▶ **GIVEN REQUEST**: Print exactly the lines from the first one down to the line containing "import * as", both ends included, with no pictures and nothing else.

### DATA BLOCK ###

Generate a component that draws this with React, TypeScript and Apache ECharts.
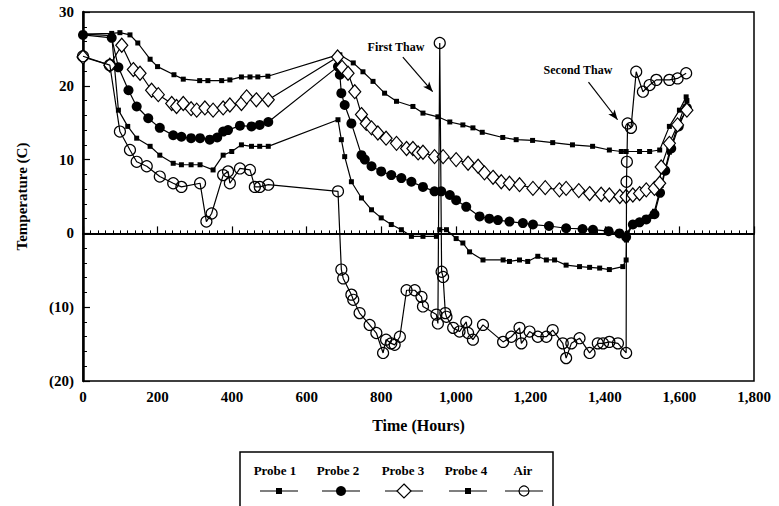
import React, { useEffect, useRef } from "react";
import * as echarts from "echarts";

// [hours, temperature C]
const probe1: number[][] = [
  [0, 27], [77, 27.1], [99, 27.2], [126, 26.9], [147, 25.8], [180, 23.6], [200, 22.6], [244, 21.5], [269, 20.9],
  [313, 20.7], [335, 20.7], [372, 20.7], [394, 20.8], [425, 21.2], [448, 21.2], [469, 21.2], [496, 21.3],
  [683, 24.2], [689, 24.2], [725, 23.1], [751, 21.9], [778, 20.6], [809, 19.0], [841, 17.9], [885, 17.2],
  [912, 16.3], [952, 15.8], [984, 15.1], [1019, 14.7], [1046, 14.3], [1071, 13.7], [1126, 13.0], [1162, 12.7],
  [1206, 12.6], [1260, 12.3], [1313, 12.0], [1367, 11.8], [1412, 11.3], [1444, 11.1], [1457, 11.1], [1493, 11.1],
  [1520, 11.1], [1547, 11.3], [1573, 14.5], [1600, 16.7], [1618, 18.5],
];

const probe2: number[][] = [
  [0, 26.9], [77, 26.5], [95, 22.5], [122, 19.4], [144, 17.2], [175, 15.6], [206, 14.3], [242, 13.3], [264, 13.1],
  [290, 12.9], [314, 12.9], [340, 12.7], [360, 13.0], [376, 13.8], [389, 14.0], [421, 14.6], [452, 14.5],
  [474, 14.7], [497, 15.1], [684, 22.6], [689, 21.5], [693, 19.0], [702, 17.4], [720, 14.9], [747, 10.6],
  [756, 10.0], [774, 9.1], [800, 8.4], [827, 7.9], [854, 7.5], [881, 7.0], [912, 6.3], [943, 5.7], [961, 5.7],
  [984, 5.2], [1001, 4.5], [1028, 3.6], [1064, 2.3], [1090, 2.0], [1113, 1.8], [1144, 1.6], [1180, 1.4],
  [1207, 1.2], [1250, 1.0], [1296, 0.7], [1340, 0.6], [1368, 0.5], [1410, 0.3], [1439, 0.0], [1457, -0.5],
  [1475, 1.2], [1493, 1.5], [1511, 1.9], [1533, 2.6], [1548, 5.5], [1562, 8.5], [1578, 11.5], [1598, 14.5],
  [1620, 17.0],
];

const probe3: number[][] = [
  [0, 23.9], [72, 22.8], [104, 25.5], [135, 22.2], [153, 21.7], [184, 19.4], [202, 18.8], [238, 17.6],
  [251, 17.2], [269, 17.6], [290, 16.9], [305, 16.7], [327, 17.0], [349, 16.7], [376, 17.0], [394, 17.4],
  [425, 17.6], [439, 18.5], [465, 18.1], [497, 18.1], [683, 23.9], [695, 22.5], [711, 21.7], [729, 19.2],
  [747, 16.1], [760, 14.9], [774, 14.3], [791, 13.6], [813, 12.9], [841, 12.2], [868, 11.5], [885, 11.5],
  [899, 10.9], [912, 11.0], [943, 10.4], [966, 10.4], [1001, 10.0], [1033, 9.5], [1060, 9.1], [1077, 8.2],
  [1100, 7.6], [1122, 7.0], [1144, 6.8], [1171, 6.6], [1207, 6.1], [1240, 6.2], [1278, 5.9], [1296, 6.1],
  [1330, 5.8], [1359, 5.4], [1390, 5.3], [1412, 5.2], [1440, 5.0], [1457, 5.0], [1475, 5.2], [1493, 5.4],
  [1511, 5.9], [1533, 6.1], [1547, 6.8], [1551, 9.0], [1573, 12.2], [1595, 14.7], [1620, 16.7],
];

const probe4: number[][] = [
  [0, 27], [77, 26.8], [95, 16.7], [120, 14.5], [144, 12.9], [180, 11.8], [206, 10.6], [242, 9.5], [264, 9.3],
  [290, 9.3], [314, 9.3], [349, 8.6], [376, 10.6], [399, 11.1], [425, 12.0], [452, 11.8], [474, 11.8],
  [497, 11.8], [684, 15.4], [693, 12.7], [702, 10.4], [720, 7.0], [747, 4.8], [774, 3.2], [800, 2.1],
  [827, 1.2], [854, 0.5], [881, -0.4], [912, -0.4], [948, -0.4], [957, 0.5], [975, 0.5], [1001, -0.7],
  [1019, -1.3], [1037, -2.5], [1073, -3.6], [1127, -3.6], [1144, -3.8], [1171, -3.6], [1193, -3.8],
  [1220, -3.1], [1243, -3.6], [1265, -3.6], [1296, -4.3], [1332, -4.5], [1359, -4.6], [1386, -4.7],
  [1412, -4.9], [1448, -4.5], [1457, -3.6], [1458, -0.9], [1460, 0], [1475, 1.4], [1493, 1.6], [1511, 1.8],
  [1524, 2.3], [1533, 3.0], [1551, 6.5], [1573, 11.0], [1598, 15.0], [1620, 18.0],
];

const air: number[][] = [
  [0, 24], [72, 22.8], [99, 13.8], [126, 11.3], [144, 9.7], [171, 9.1], [206, 7.7], [242, 6.8], [264, 6.3],
  [314, 6.8], [331, 1.6], [345, 2.7], [376, 7.9], [389, 8.4], [394, 6.8], [421, 8.8], [448, 8.6], [461, 6.3],
  [474, 6.3], [497, 6.6], [684, 5.7], [693, -4.9], [698, -6.1], [720, -8.3], [725, -9.0], [742, -10.8],
  [769, -12.4], [787, -13.5], [805, -16.2], [813, -14.4], [827, -14.9], [836, -15.1], [850, -14.0],
  [868, -7.7], [890, -7.7], [908, -8.6], [912, -9.9], [948, -11.0], [952, -12.2], [957, 25.8], [962, -5.2],
  [966, -5.9], [972, -10.8], [975, -11.3], [993, -12.8], [1010, -13.3], [1028, -12.0], [1033, -13.5],
  [1046, -14.4], [1073, -12.4], [1127, -14.7], [1149, -14.0], [1171, -12.8], [1176, -14.9], [1198, -13.3],
  [1220, -14.0], [1243, -14.0], [1260, -13.1], [1287, -14.9], [1296, -16.9], [1310, -14.9], [1332, -14.2],
  [1359, -16.2], [1381, -14.9], [1395, -14.9], [1412, -14.7], [1435, -14.9], [1457, -16.2], [1458, 7.0],
  [1459, 9.7], [1461, 14.9], [1470, 14.3], [1484, 21.9], [1502, 19.2], [1520, 20.1], [1538, 20.8],
  [1573, 20.8], [1595, 21.0], [1618, 21.7],
];

const seriesNames = ["Probe 1", "Probe 2", "Probe 3", "Probe 4", "Air"];
const xTicks = { min: 0, max: 1800, interval: 200 };
const yTicks = { min: -20, max: 30, interval: 10 };

const FONT = "'Liberation Serif', 'Times New Roman', serif";

export default function App() {
  const ref = useRef<HTMLDivElement>(null);

  useEffect(() => {
    const chart = echarts.init(ref.current!, null, { renderer: "svg" });
    const line = { color: "#000", width: 1.2 };
    const mk = (name: string, data: number[][], symbol: string, size: any, itemStyle: any, z: number) => ({
      type: "line",
      name,
      data,
      symbol,
      symbolSize: size,
      showAllSymbol: true,
      lineStyle: line,
      itemStyle,
      z,
      emphasis: { disabled: true },
    });

    const legendCenters = [279, 341, 404, 468, 524];
    const legendTextX = [275, 338, 403, 466, 523];
    const legendGraphics: any[] = [
      {
        type: "rect",
        shape: { x: 240, y: 452, width: 313, height: 70 },
        style: { fill: "none", stroke: "#000", lineWidth: 1.5 },
      },
    ];
    seriesNames.forEach((n, i) => {
      legendGraphics.push({
        type: "text",
        x: legendTextX[i],
        y: 470,
        style: { text: n, font: `bold 13px ${FONT}`, fill: "#000", align: "center", verticalAlign: "middle" },
      });
      const cx = legendCenters[i];
      legendGraphics.push({
        type: "line",
        shape: { x1: cx - 19, y1: 491, x2: cx + 19, y2: 491 },
        style: { stroke: "#000", lineWidth: 1.2 },
      });
      if (i === 0 || i === 3) {
        legendGraphics.push({ type: "rect", shape: { x: cx - 3, y: 488, width: 6, height: 6 }, style: { fill: "#000" } });
      } else if (i === 1) {
        legendGraphics.push({ type: "circle", shape: { cx, cy: 491, r: 5 }, style: { fill: "#000" } });
      } else if (i === 2) {
        legendGraphics.push({
          type: "polygon",
          shape: { points: [[cx, 484], [cx + 7, 491], [cx, 498], [cx - 7, 491]] },
          style: { fill: "#fff", stroke: "#000", lineWidth: 1.2 },
        });
      } else {
        legendGraphics.push({ type: "circle", shape: { cx, cy: 491, r: 5 }, style: { fill: "none", stroke: "#000", lineWidth: 1.2 } });
      }
    });

    chart.setOption({
      animation: false,
      backgroundColor: "#fff",
      grid: { left: 83, right: 25, top: 12, bottom: 125, show: true, borderColor: "#000", borderWidth: 1.5, backgroundColor: "transparent" },
      xAxis: {
        type: "value",
        min: xTicks.min,
        max: xTicks.max,
        interval: xTicks.interval,
        name: "Time (Hours)",
        nameLocation: "middle",
        nameGap: 36,
        nameTextStyle: { fontFamily: FONT, fontWeight: "bold", fontSize: 16, color: "#000" },
        axisLine: { lineStyle: { color: "#000", width: 2 } },
        axisTick: { inside: true, length: 7, lineStyle: { color: "#000", width: 1.2 } },
        minorTick: { show: true, splitNumber: 10, length: 3, lineStyle: { color: "#000", width: 1 } },
        splitLine: { show: false },
        axisLabel: {
          fontFamily: FONT, fontWeight: "bold", fontSize: 15, color: "#000", margin: 8,
          formatter: (v: number) => v.toLocaleString("en-US"),
        },
      },
      yAxis: {
        type: "value",
        min: yTicks.min,
        max: yTicks.max,
        interval: yTicks.interval,
        name: "Temperature (C)",
        nameLocation: "middle",
        nameGap: 54,
        nameTextStyle: { fontFamily: FONT, fontWeight: "bold", fontSize: 15, color: "#000" },
        axisLine: { lineStyle: { color: "#000", width: 2.5 } },
        axisTick: { inside: true, length: 7, lineStyle: { color: "#000", width: 1.2 } },
        minorTick: { show: true, splitNumber: 5, length: 4, lineStyle: { color: "#000", width: 1 } },
        splitLine: { show: false },
        axisLabel: {
          fontFamily: FONT, fontWeight: "bold", fontSize: 15, color: "#000", margin: 9,
          formatter: (v: number) => (v < 0 ? `(${-v})` : `${v}`),
        },
      },
      graphic: [
        ...legendGraphics,
        {
          type: "text", x: 396, y: 47,
          style: { text: "First Thaw", font: `bold 12px ${FONT}`, fill: "#000", align: "center", verticalAlign: "middle" },
        },
        {
          type: "text", x: 578, y: 70,
          style: { text: "Second Thaw", font: `bold 12px ${FONT}`, fill: "#000", align: "center", verticalAlign: "middle" },
        },
      ],
      series: [
        {
          ...mk(seriesNames[0], probe1, "rect", 5, { color: "#000" }, 3),
          markLine: {
            silent: true,
            symbol: ["none", "none"],
            label: { show: false },
            lineStyle: { color: "#000", width: 1.2, type: "solid" },
            data: [
              { yAxis: 0 },
              [
                { coord: [858, 23.9], symbol: "none" },
                { coord: [938, 19.2], symbol: "arrow", symbolSize: [6, 10] },
              ],
              [
                { coord: [1356, 20.5], symbol: "none" },
                { coord: [1434, 15.4], symbol: "arrow", symbolSize: [6, 10] },
              ],
            ],
          },
        },
        mk(seriesNames[1], probe2, "circle", 10, { color: "#000" }, 4),
        mk(seriesNames[2], probe3, "diamond", [12, 14], { color: "#fff", borderColor: "#000", borderWidth: 1.2 }, 5),
        mk(seriesNames[3], probe4, "rect", 5, { color: "#000" }, 3),
        mk(seriesNames[4], air, "circle", 11, { color: "rgba(0,0,0,0)", borderColor: "#000", borderWidth: 1.2 }, 6),
      ],
    });
    return () => chart.dispose();
  }, []);

  return <div ref={ref} style={{ position: "fixed", left: 0, top: 0, width: 779, height: 506 }} />;
}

###

▶ **TASK OUTPUT**:
Generate a component that draws this with React, TypeScript and Apache ECharts.
import React, { useEffect, useRef } from "react";
import * as echarts from "echarts";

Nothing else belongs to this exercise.